Avec un budget modeste, il y a souvent des choix à faire au moment de la pré-production. Lorsque vient  le temps de confronter le nombre de de pages ou de scènes à tourner au nombre de jours prévu à l’horaire, plusieurs choses entrent en ligne de compte. La réalité financière de cet art nous rattrape rapidement. Par exemple, Jacob Tierney qui joue le personnage de Jacob (un hasard, ou presque!) n’était pas disponible lors de notre journée «Appartement Samuel, appartement Manu et scènes extérieurs Montréal». Il demeurait important que Samuel croit que Manu et Jacob se fréquentent en dehors du travail, qu’on sente aussi un brin de jalousie. J’ai donc décidé de faire passer cette information (Elle et Jacob qui débarquent ensemble) dans le dialogue d’une scène entre Samuel et Manu. Avec le recul, cette coupe a aidé le rythme du film.

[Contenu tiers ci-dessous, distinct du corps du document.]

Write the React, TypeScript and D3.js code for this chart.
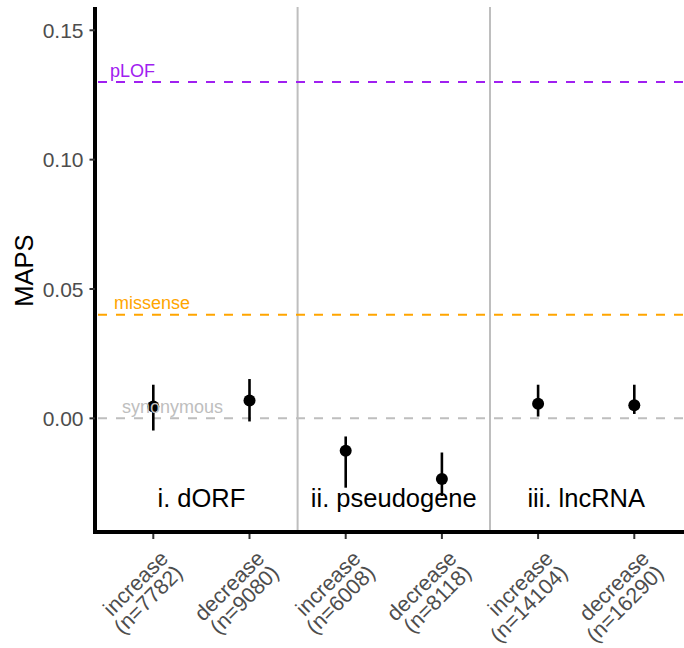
import React from "react";
import * as d3 from "d3";

const categories = ["increase", "decrease", "increase", "decrease", "increase", "decrease"];
const counts = ["(n=7782)", "(n=9080)", "(n=6008)", "(n=8118)", "(n=14104)", "(n=16290)"];
const groups = ["i. dORF", "ii. pseudogene", "iii. lncRNA"];
const mapsValues = [0.0046, 0.0069, -0.0125, -0.0234, 0.0056, 0.0051];
const lowerValues = [-0.0047, -0.0012, -0.0268, -0.030, 0.0007, 0.0017];
const upperValues = [0.013, 0.0152, -0.007, -0.0132, 0.013, 0.013];
const refNames = ["pLOF", "missense", "synonymous"];
const refValues = [0.13, 0.04, 0];
const refColors = ["#a020f0", "#ffa500", "#bebebe"];
const yTicks = [0, 0.05, 0.1, 0.15];

const W = 684;
const H = 648;
const FONT = "'Liberation Sans', Arial, sans-serif";

export default function App() {
  const idx = d3.range(categories.length);
  const x = d3.scalePoint<number>().domain(idx).range([153.3, 634.3]);
  const y = d3.scaleLinear().domain([-0.0447, 0.159]).range([534, 7]);
  const left = 95;
  const bottom = 532;

  const separators = [1.5, 3.5].map((v) => (x(1)! - x(0)!) * v + x(0)!);
  const refLabelX = [110, 114, 122];

  return (
    <svg width={W} height={H} style={{ position: "absolute", left: 0, top: 0, background: "#fff" }} fontFamily={FONT}>
      {separators.map((sx, i) => (
        <line key={"sep" + i} x1={sx} x2={sx} y1={7} y2={bottom} stroke="#bebebe" strokeWidth={2} />
      ))}
      {refValues.map((v, i) => (
        <line key={"ref" + i} x1={left} x2={W} y1={y(v)} y2={y(v)} stroke={refColors[i]} strokeWidth={2} strokeDasharray="9,9" strokeDashoffset={-3} />
      ))}
      {idx.map((i) => (
        <g key={"pt" + i}>
          <line x1={x(i)} x2={x(i)} y1={y(lowerValues[i])} y2={y(upperValues[i])} stroke="#000" strokeWidth={2.6} />
          <circle cx={x(i)} cy={y(mapsValues[i])} r={6} fill="#000" />
        </g>
      ))}
      {refNames.map((n, i) => (
        <text key={"rl" + i} x={refLabelX[i]} y={y(refValues[i]) - 5.5} fill={refColors[i]} fontSize={18}>
          {n}
        </text>
      ))}
      {groups.map((g, i) => (
        <text key={"g" + i} x={(x(i * 2)! + x(i * 2 + 1)!) / 2} y={507} textAnchor="middle" fontSize={25.5} fill="#000">
          {g}
        </text>
      ))}
      {/* axes */}
      <line x1={left} x2={left} y1={7} y2={bottom + 2} stroke="#000" strokeWidth={4} />
      <line x1={left - 2} x2={W} y1={bottom} y2={bottom} stroke="#000" strokeWidth={4} />
      {yTicks.map((t) => (
        <g key={"yt" + t}>
          <line x1={89.5} x2={left} y1={y(t)} y2={y(t)} stroke="#333" strokeWidth={2} />
          <text x={83.5} y={y(t)} dy="0.36em" textAnchor="end" fontSize={21} fill="#4d4d4d">
            {d3.format(".2f")(t)}
          </text>
        </g>
      ))}
      {idx.map((i) => (
        <g key={"xt" + i}>
          <line x1={x(i)} x2={x(i)} y1={bottom + 2} y2={539} stroke="#333" strokeWidth={2} />
          <text transform={`translate(${x(i)! + 2.5},${546}) rotate(-45)`} textAnchor="end" fontSize={21.5} fill="#4d4d4d">
            <tspan x={0} dy="0.9em">{categories[i]}</tspan>
            <tspan x={0} dy="0.95em">{counts[i]}</tspan>
          </text>
        </g>
      ))}
      <text transform={`translate(24,${(7 + 534) / 2}) rotate(-90)`} textAnchor="middle" dy="0.35em" fontSize={25.5} fill="#000">
        MAPS
      </text>
    </svg>
  );
}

Elle m’a évité de passer trop de temps à l’extérieur de la véritable quête de Samuel (Patrice Dubois).

J’avais imaginé le personnage de Alain (Stéphane Breton) qui allait faire des paris aux courses de chevaux, pour lui, mais aussi pour des «clients» qui ne pouvaient s’y rendre. Nous avions choisi la ville du motel d’Alain en fonction des courses qui se déroulaient en octobre dans l’est du Canada. Et elles sont rares. Nous avions également choisi les dates de tournage de notre séjour au Nouveau-Brunswick en fonction de cette journée de course. Une journée qui a dicté notre calendrier dans son ensemble, de Montréal à Dégelis. J’avais même ajouté des scènes: Alain achète ses billets de pari. Alain appelle un client pour prendre ses prédictions. Alain félicite un jockey en coulisse. Nous avons tout tourné, c’était très riche visuellement. De belles scènes, originales, crédibles et parfois même amusantes. Mais une fois en montage, deux problèmes: ce segment ralentissait l’intrigue, nous éloignait de Germain (Julien Poulin) et Samuel. Et comme il n’y avait rien dans le scénario à montrer/monter en parallèle, cela créait un problème de rythme. Et deuxièmement, cette facette d’Alain le rendait soudainement moins sympathique, moins bon enfant. Par la suite, ses actions et ses mensonges étaient teintés par son petit côté racaille. Un gros 6 minutes que j’ai coupé en deux clics de souris. Sans aucun regret.

La veille du tournage, j’ai trouvé ces phrases à propos des «good guys» un peu pompeuses. À ce moment nous avions plus de 90% du tournage d’effectué, je trouvais que ce type de sentiment n’avait pas sa place dans le film. Le matin, j’ai annoncé à l’équipe que cette scène était supprimée. Nous avons pu tourner quelques plans de plus. Qui n’ont pas tous servi, bien sûr!

J’ai enlevé cette référence à Un zoo la nuit parce que ça devenait une référence de trop, une référence par-dessus une autre. Celle de Deliverance était bien suffisante. Pour ceux qui l’ont pigée.